**Brief:** Retype exactly the lines from the first one through the line with "2.563, 2.103, 2.552, 2.095]", including both ends; skip any pictures.

— Begin —

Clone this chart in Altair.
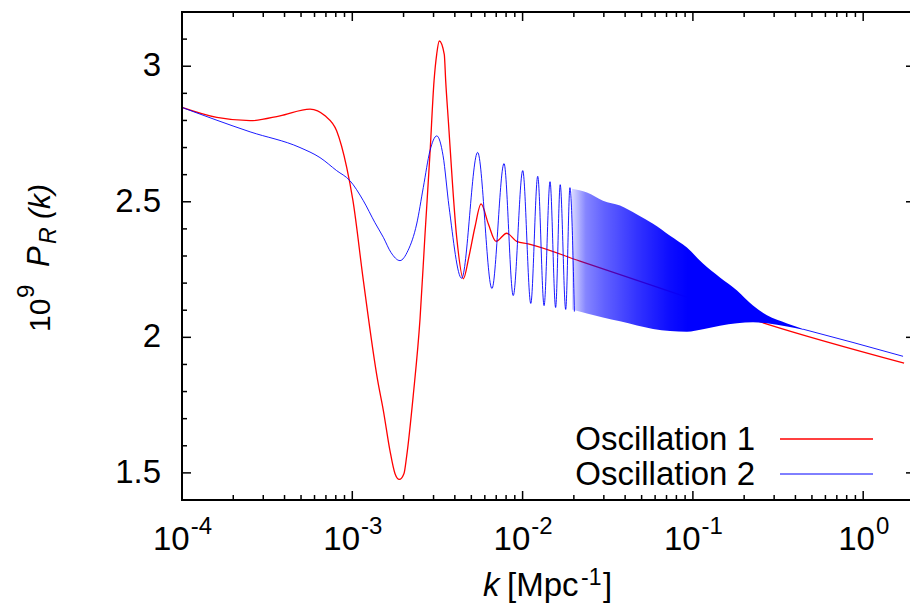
import altair as alt
import pandas as pd

FONT = "Liberation Sans"

# ---------------- data ----------------
# Oscillation 1 (red)
red_k = [1.00e-4, 1.60e-4, 2.51e-4, 3.76e-4, 5.65e-4, 6.92e-4, 8.09e-4, 9.27e-4,
         1.009e-3, 1.161e-3, 1.409e-3, 1.521e-3, 1.663e-3, 1.780e-3, 1.888e-3, 2.012e-3,
         2.084e-3, 2.280e-3, 2.500e-3, 2.673e-3, 2.858e-3, 3.020e-3, 3.130e-3, 3.243e-3,
         3.468e-3, 3.535e-3, 3.664e-3, 4.102e-3, 4.487e-3, 4.842e-3, 5.248e-3, 5.702e-3,
         6.295e-3, 6.982e-3, 8.072e-3, 9.226e-3, 1.079e-2, 2.173e-2, 8.395e-2, 0.2723, 1.738]
red_p = [2.848, 2.811, 2.799, 2.817, 2.842, 2.817, 2.762, 2.627,
         2.504, 2.210, 1.841, 1.731, 1.583, 1.498, 1.476, 1.498,
         1.560, 1.786, 2.070, 2.380, 2.677, 2.946, 3.044, 3.093,
         3.044, 2.946, 2.799, 2.369, 2.216, 2.298, 2.406, 2.492,
         2.418, 2.354, 2.384, 2.354, 2.345, 2.281, 2.157, 2.049, 1.905]

# Oscillation 2 (blue), resolved oscillations
blue_k = [1.00e-4, 2.51e-4, 4.93e-4, 6.46e-4, 8.09e-4, 9.68e-4, 1.161e-3, 1.358e-3,
          1.521e-3, 1.687e-3, 1.905e-3, 2.123e-3, 2.388e-3, 2.612e-3, 2.858e-3,
          3.133e-3, 3.412e-3, 3.698e-3, 4.385e-3, 5.445e-3, 6.607e-3, 7.780e-3,
          8.810e-3, 1.002e-2, 1.117e-2, 1.227e-2, 1.337e-2, 1.449e-2, 1.563e-2,
          1.663e-2, 1.791e-2, 1.897e-2, 2.014e-2]
blue_p = [2.848, 2.758, 2.700, 2.663, 2.615, 2.578, 2.504, 2.423,
          2.369, 2.313, 2.283, 2.320, 2.418, 2.553, 2.688,
          2.743, 2.670, 2.482, 2.218, 2.682, 2.180, 2.641,
          2.154, 2.615, 2.125, 2.594, 2.117, 2.574, 2.110,
          2.563, 2.103, 2.552, 2.095]

# Oscillation 2, dense oscillation band (upper / lower envelope)
band_k = [1.950e-2, 2.388e-2, 2.965e-2, 3.733e-2, 4.699e-2, 5.834e-2, 7.345e-2,
          9.226e-2, 0.1146, 0.1442, 0.1816, 0.2254, 0.2723, 0.3573, 0.4436]
band_hi = [2.548, 2.534, 2.504, 2.486, 2.453, 2.419, 2.375,
           2.331, 2.272, 2.221, 2.173, 2.117, 2.081, 2.051, 2.031]
band_lo = [2.103, 2.088, 2.073, 2.059, 2.044, 2.031, 2.023,
           2.021, 2.030, 2.043, 2.052, 2.056, 2.052, 2.040, 2.028]

# Oscillation 2, tail after the oscillations die out
tail_k = [0.4436, 0.871, 1.714]
tail_p = [2.030, 1.981, 1.930]

series_names = ["Oscillation 1", "Oscillation 2"]
series_colors = ["#ff0000", "#0000ff"]

# axis ticks / labels
y_major = [1.5, 2.0, 2.5, 3.0]
y_major_text = ["1.5", "2", "2.5", "3"]
y_minor = [1.6, 1.7, 1.8, 1.9, 2.1, 2.2, 2.3, 2.4, 2.6, 2.7, 2.8, 2.9, 3.1]
x_major = [1e-4, 1e-3, 1e-2, 1e-1]
x_major_exp = ["-4", "-3", "-2", "-1"]
x_zero = [1.0]
x_zero_exp = ["0"]
X_MAX = 1.883
x_minor = [m * 10.0 ** e for e in range(-4, 1) for m in range(2, 10) if m * 10.0 ** e < X_MAX]

# ---------------- chart ----------------
W, H = 728, 488
xs = alt.Scale(type="log", domain=[1e-4, X_MAX], nice=False)
ys = alt.Scale(domain=[1.4, 3.2], nice=False, zero=False)


def X(f):
    return alt.X(f, scale=xs, axis=None)


def Y(f):
    return alt.Y(f, scale=ys, axis=None)


red = alt.Chart(pd.DataFrame({"k": red_k, "p": red_p})).mark_line(
    color=series_colors[0], strokeWidth=1.3, interpolate="monotone"
).encode(x=X("k:Q"), y=Y("p:Q"))

band = alt.Chart(pd.DataFrame({"k": band_k, "hi": band_hi, "lo": band_lo})).mark_area(
    interpolate="monotone",
    color=alt.Gradient(
        gradient="linear", x1=0, x2=1, y1=0, y2=0,
        stops=[
            alt.GradientStop(color="rgba(0,0,255,0.15)", offset=0),
            alt.GradientStop(color="rgba(0,0,255,0.48)", offset=0.06),
            alt.GradientStop(color="rgba(0,0,255,0.62)", offset=0.14),
            alt.GradientStop(color="rgba(0,0,255,0.80)", offset=0.28),
            alt.GradientStop(color="rgba(0,0,255,0.95)", offset=0.42),
            alt.GradientStop(color="rgba(0,0,255,1)", offset=0.50),
            alt.GradientStop(color="rgba(0,0,255,1)", offset=1),
        ],
    ),
).encode(x=X("k:Q"), y=Y("hi:Q"), y2="lo:Q")

blue = alt.Chart(pd.DataFrame({"k": blue_k, "p": blue_p})).mark_line(
    color=series_colors[1], strokeWidth=0.9, interpolate="monotone"
).encode(x=X("k:Q"), y=Y("p:Q"))

tail = alt.Chart(pd.DataFrame({"k": tail_k, "p": tail_p})).mark_line(
    color=series_colors[1], strokeWidth=0.9, interpolate="monotone"
).encode(x=X("k:Q"), y=Y("p:Q"))


def yticks(vals, x1, x2):
    return alt.Chart(pd.DataFrame({"v": vals})).mark_rule(color="black", strokeWidth=1.5).encode(
        y=Y("v:Q"), x=alt.value(x1), x2=alt.value(x2))


def xticks(vals, y1, y2):
    return alt.Chart(pd.DataFrame({"v": vals})).mark_rule(color="black", strokeWidth=1.5).encode(
        x=X("v:Q"), y=alt.value(y1), y2=alt.value(y2))


def one():
    return pd.DataFrame({"v": [0]})


borders = [
    alt.Chart(one()).mark_rule(color="black", strokeWidth=2).encode(
        x=alt.value(0), x2=alt.value(W), y=alt.value(0)),
    alt.Chart(one()).mark_rule(color="black", strokeWidth=2).encode(
        x=alt.value(0), x2=alt.value(W), y=alt.value(H)),
    alt.Chart(one()).mark_rule(color="black", strokeWidth=2).encode(
        x=alt.value(0), y=alt.value(-1), y2=alt.value(H + 1)),
]

all_x_major = x_major + x_zero
ticks = [
    yticks(y_major, 0, 9), yticks(y_minor, 0, 5), yticks(y_major, W - 4, W),
    xticks(all_x_major, H, H - 9), xticks(x_minor, H, H - 5),
    xticks(all_x_major, 0, 9), xticks(x_minor, 0, 5),
]

ylabels = alt.Chart(pd.DataFrame({"v": y_major, "t": y_major_text})).mark_text(
    font=FONT, fontSize=33, align="right", baseline="middle", color="black", dx=-21
).encode(x=alt.value(0), y=Y("v:Q"), text="t:N")


def xlabels(vals, exps, dx10):
    df = pd.DataFrame({"k": vals, "base": ["10"] * len(vals), "e": exps})
    base = alt.Chart(df).mark_text(font=FONT, fontSize=33, align="right", baseline="alphabetic",
                                   dx=dx10, color="black").encode(
        x=X("k:Q"), y=alt.value(538), text="base:N")
    sup = alt.Chart(df).mark_text(font=FONT, fontSize=24, align="left", baseline="alphabetic",
                                  dx=dx10 + 1, color="black").encode(
        x=X("k:Q"), y=alt.value(522), text="e:N")
    return [base, sup]


def txt(s, x, y, size, italic=False, angle=0, align="left"):
    return alt.Chart(pd.DataFrame({"t": [s]})).mark_text(
        font=FONT, fontSize=size, fontStyle="italic" if italic else "normal",
        angle=angle, align=align, baseline="alphabetic", color="black"
    ).encode(x=alt.value(x), y=alt.value(y), text="t:N")


labels = xlabels(x_major, x_major_exp, 7.7) + xlabels(x_zero, x_zero_exp, 11.7)

# x axis title: k [Mpc^-1]
xtitle = [
    txt("k", 301, 584, 33, italic=True),
    txt("[Mpc", 325, 584, 33),
    txt("-1", 399, 573, 23),
    txt("]", 421, 584, 33),
]
# y axis title: 10^9 P_R (k)
ytitle = [
    txt("10", -132, 320, 30, angle=270),
    txt("9", -148, 286, 24, angle=270),
    txt("P", -133, 255, 31, italic=True, angle=270),
    txt("R", -126, 232, 23, italic=True, angle=270),
    txt("(k)", -132, 207, 30, italic=True, angle=270),
]

# legend (text left, line sample right, as in gnuplot)
legend = [
    txt(series_names[0], 573, 438, 33, align="right"),
    txt(series_names[1], 573, 473, 33, align="right"),
    alt.Chart(one()).mark_rule(color=series_colors[0], strokeWidth=1.5).encode(
        x=alt.value(598), x2=alt.value(691), y=alt.value(427)),
    alt.Chart(one()).mark_rule(color=series_colors[1], strokeWidth=1).encode(
        x=alt.value(598), x2=alt.value(691), y=alt.value(462)),
]

chart = alt.layer(
    red, band, blue, tail, *borders, *ticks, ylabels, *labels, *xtitle, *ytitle, *legend
).properties(
    width=W, height=H,
    padding={"left": 182, "top": 12, "right": 0, "bottom": 108},
    autosize=alt.AutoSizeParams(type="none"),
    background="white",
).configure_view(stroke=None)

chart.save("out.html", embed_options={"renderer": "svg", "actions": False})
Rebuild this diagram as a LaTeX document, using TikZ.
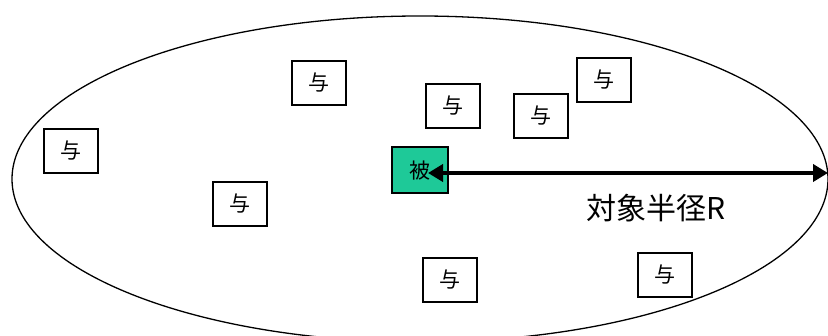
\documentclass[tikz,border=0pt]{standalone}
\usepackage{fontspec}
\newfontfamily\cjk{Noto Sans CJK JP}
\usetikzlibrary{arrows.meta}
\definecolor{beigreen}{RGB}{30,201,152}
\tikzset{
  yobox/.style={draw=black, line width=1.4pt, fill=white, minimum width=54pt, minimum height=44pt, inner sep=0pt, font=\cjk\fontsize{21}{21}\selectfont},
  beibox/.style={yobox, fill=beigreen, line width=2pt, minimum width=56pt, minimum height=46pt},
  radius arrow/.style={line width=4.2pt, {Triangle[length=15pt,width=17pt]}-{Triangle[length=15pt,width=17pt]}}
}
\begin{document}
\begin{tikzpicture}[x=1pt,y=-1pt]
\useasboundingbox (0,0) rectangle (828,336);
\clip (0,0) rectangle (828,336);
\draw[line width=1.3pt] (420,179) ellipse [x radius=408, y radius=163];
\node[yobox] (y1) at (319,83) {与};
\node[yobox] (y2) at (453,106) {与};
\node[yobox] (y3) at (541,116) {与};
\node[yobox] (y4) at (604,80) {与};
\node[yobox] (y5) at (71,151) {与};
\node[yobox] (y6) at (240,204) {与};
\node[yobox] (y7) at (450,280) {与};
\node[yobox] (y8) at (665,275) {与};
\node[beibox] (bei) at (419.5,170.5) {被};
\coordinate (rs) at (428,173);
\coordinate (re) at (828,173);
\draw[radius arrow] (rs) -- (re);
\node[font=\cjk\fontsize{30}{30}\selectfont, anchor=center] (lab) at (656,208) {対象半径R};
\end{tikzpicture}
\end{document}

— End —

**Output below:**
Clone this chart in Altair.
import altair as alt
import pandas as pd

FONT = "Liberation Sans"

# ---------------- data ----------------
# Oscillation 1 (red)
red_k = [1.00e-4, 1.60e-4, 2.51e-4, 3.76e-4, 5.65e-4, 6.92e-4, 8.09e-4, 9.27e-4,
         1.009e-3, 1.161e-3, 1.409e-3, 1.521e-3, 1.663e-3, 1.780e-3, 1.888e-3, 2.012e-3,
         2.084e-3, 2.280e-3, 2.500e-3, 2.673e-3, 2.858e-3, 3.020e-3, 3.130e-3, 3.243e-3,
         3.468e-3, 3.535e-3, 3.664e-3, 4.102e-3, 4.487e-3, 4.842e-3, 5.248e-3, 5.702e-3,
         6.295e-3, 6.982e-3, 8.072e-3, 9.226e-3, 1.079e-2, 2.173e-2, 8.395e-2, 0.2723, 1.738]
red_p = [2.848, 2.811, 2.799, 2.817, 2.842, 2.817, 2.762, 2.627,
         2.504, 2.210, 1.841, 1.731, 1.583, 1.498, 1.476, 1.498,
         1.560, 1.786, 2.070, 2.380, 2.677, 2.946, 3.044, 3.093,
         3.044, 2.946, 2.799, 2.369, 2.216, 2.298, 2.406, 2.492,
         2.418, 2.354, 2.384, 2.354, 2.345, 2.281, 2.157, 2.049, 1.905]

# Oscillation 2 (blue), resolved oscillations
blue_k = [1.00e-4, 2.51e-4, 4.93e-4, 6.46e-4, 8.09e-4, 9.68e-4, 1.161e-3, 1.358e-3,
          1.521e-3, 1.687e-3, 1.905e-3, 2.123e-3, 2.388e-3, 2.612e-3, 2.858e-3,
          3.133e-3, 3.412e-3, 3.698e-3, 4.385e-3, 5.445e-3, 6.607e-3, 7.780e-3,
          8.810e-3, 1.002e-2, 1.117e-2, 1.227e-2, 1.337e-2, 1.449e-2, 1.563e-2,
          1.663e-2, 1.791e-2, 1.897e-2, 2.014e-2]
blue_p = [2.848, 2.758, 2.700, 2.663, 2.615, 2.578, 2.504, 2.423,
          2.369, 2.313, 2.283, 2.320, 2.418, 2.553, 2.688,
          2.743, 2.670, 2.482, 2.218, 2.682, 2.180, 2.641,
          2.154, 2.615, 2.125, 2.594, 2.117, 2.574, 2.110,
          2.563, 2.103, 2.552, 2.095]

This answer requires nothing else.